= Everest ER =

Seasonal medical clinic at the base of Mount Everest

The Everest ER is a seasonal tent-based medical clinic at the Everest base camp (17,600 ft) founded in 2003 by Dr. Luanne Freer, a volunteer physician for the nonprofit Himalayan Rescue Association (HRA) in Nepal and Associate Medical Director of Medcor, Inc. Volunteer doctors provide altitude-experienced health care and preventative education to the climbing community, their support staff and trekking-through public in base camp, using proceeds from this care to subsidize free/low cost health care for the Sherpa people of the Khumbu region of Nepal.

Staffed by volunteer physicians from all over the world, the ER works to stabilize patients for evacuation and descent or, in many cases, to definitively treat the illness or injury. Ninety percent of Everest ER patients are climbers or their support staff; the remaining 10% are trekkers-through or media and just over half of the patients every year are native Nepali. In 2018, Sherpas and locals comprised more than 60% of the clinic's patients. A retrospective analysis of the clinic's records from 2003 to 2012 identified medical causes such as high altitude cough and upper respiratory infections for 85.3% of the cases. The other 14% were trauma, primarily frostbite and lacerations.

According to Peter Hackett, a high-altitude physician, treating altitude illnesses on site at Everest ER reduces helicopter evacuations.

Everest ER has struggled to remain fiscally solvent. The clinic has accumulated some donated clinic supplies and equipment, including new custom-made tents, and solar panels to enable power to the equipment with clean, quiet, renewable energy. The 501C-3 non-profit organization Himalayan Rescue Association - USA (HRA-USA) was created in 2005 to help fund the clinic, a corporate sponsor (Medcor, Inc.) created and continues to manage the website and production companies filmed documentaries about the clinic in 2004, 2006, and 2007, which increased exposure to potential sponsors.
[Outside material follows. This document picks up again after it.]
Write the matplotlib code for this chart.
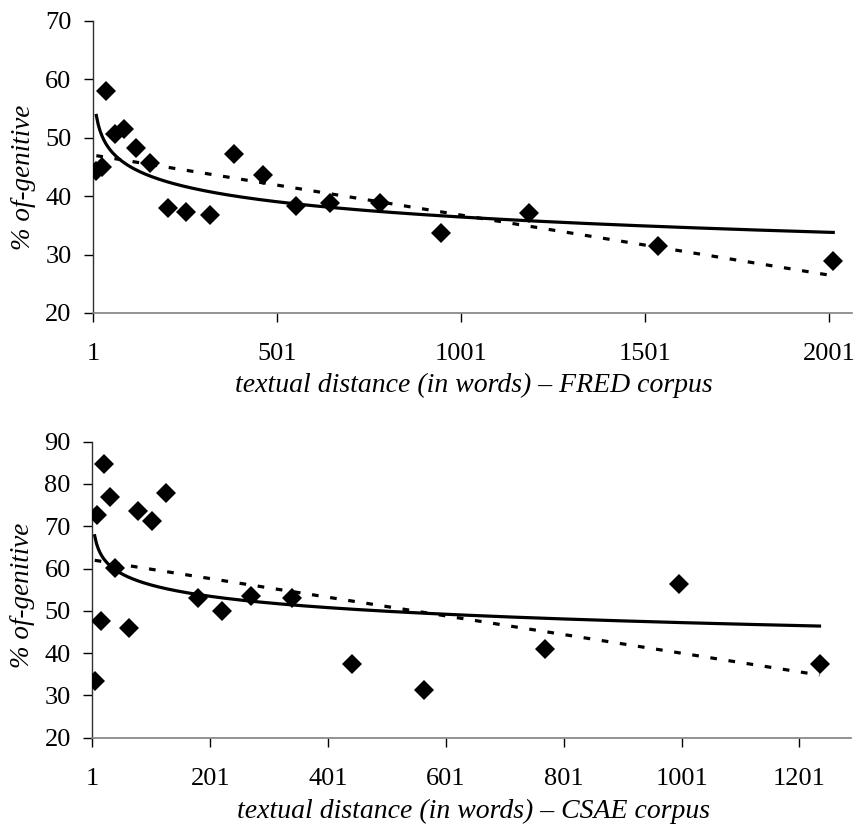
import numpy as np
import matplotlib
matplotlib.use("Agg")
import matplotlib.pyplot as plt

plt.rcParams['font.family'] = ['Liberation Serif', 'DejaVu Serif']
plt.rcParams['lines.scale_dashes'] = False

# FRED corpus: textual distance vs. share of of-genitives
fred_dist = [10, 25, 35, 60, 85, 118, 155, 205, 253, 320, 385, 463,
             552, 645, 780, 947, 1186, 1537, 2012]
fred_pct = [44.3, 45.0, 58.0, 50.6, 51.5, 48.3, 45.6, 38.0, 37.3, 36.7, 47.2, 43.7,
            38.3, 38.8, 38.8, 33.7, 37.2, 31.5, 28.9]

# CSAE corpus
csae_dist = [5, 9, 16, 21, 31, 40, 64, 79, 102, 126, 180, 221, 271, 339,
             442, 564, 770, 997, 1235]
csae_pct = [33.4, 72.7, 47.6, 84.7, 77.0, 60.1, 46.0, 73.7, 71.3, 77.9, 53.1, 50.0,
            53.5, 53.1, 37.5, 31.3, 41.1, 56.3, 37.4]

fred_xticks = [1, 501, 1001, 1501, 2001]
fred_yticks = [20, 30, 40, 50, 60, 70]
csae_xticks = [1, 201, 401, 601, 801, 1001, 1201]
csae_yticks = [20, 30, 40, 50, 60, 70, 80, 90]


def draw_panel(ax, dist, pct, xticks, yticks, xmax, xlabel, ylab_y):
    x = np.asarray(dist, dtype=float)
    y = np.asarray(pct, dtype=float)
    xs = np.linspace(x.min(), x.max(), 400)

    # logarithmic trend (solid) and linear trend (dashed)
    b, a = np.polyfit(np.log(x), y, 1)
    ax.plot(xs, a + b * np.log(xs), color='black', lw=2.3, zorder=2)
    m, c = np.polyfit(x, y, 1)
    ax.plot(xs, c + m * xs, color='black', lw=2.3, dashes=(4.8, 8.4), zorder=2)

    ax.plot(x, y, 'D', color='black', ms=10, mew=0, zorder=3)

    ax.set_xlim(1, xmax)
    ax.set_ylim(yticks[0], yticks[-1])
    ax.set_xticks(xticks)
    ax.set_yticks(yticks)
    ax.tick_params(direction='out', length=6.5, width=1, labelsize=19, colors='black')
    ax.tick_params(axis='x', pad=15)
    ax.tick_params(axis='y', pad=9)
    for side in ('top', 'right'):
        ax.spines[side].set_visible(False)
    ax.spines['bottom'].set_color('#808080')
    ax.spines['left'].set_color('#303030')
    ax.spines['bottom'].set_linewidth(1.2)
    ax.spines['left'].set_linewidth(1.0)
    ax.set_xlabel(xlabel, fontsize=20, style='italic')
    ax.set_ylabel('% of-genitive', fontsize=19.5, style='italic')
    ax.xaxis.set_label_coords(0.502, -0.205)
    ax.yaxis.set_label_coords(-0.075, ylab_y)


fig = plt.figure(figsize=(8.55, 8.32), dpi=100)
ax1 = fig.add_axes([0.1088, 0.6238, 0.8877, 0.351])
ax2 = fig.add_axes([0.1080, 0.1133, 0.8877, 0.3558])

draw_panel(ax1, fred_dist, fred_pct, fred_xticks, fred_yticks, 2063,
           'textual distance (in words) \u2013 FRED corpus', 0.465)
draw_panel(ax2, csae_dist, csae_pct, csae_xticks, csae_yticks, 1289,
           'textual distance (in words) \u2013 CSAE corpus', 0.48)

fig.savefig('out.png', dpi=100)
The Everest ER has been well received and relied upon by more teams in the subsequent seasons – in the first 9 seasons the clinic logged over 2500 patient visits.

Freer's efforts to provide medical care on Everest were featured in the documentary Everest ER, which was a finalist at the Montreal Film Festival in 2006. In 2009, BBC One aired the 5-episode series Everest ER, which covered the clinic during a climbing season.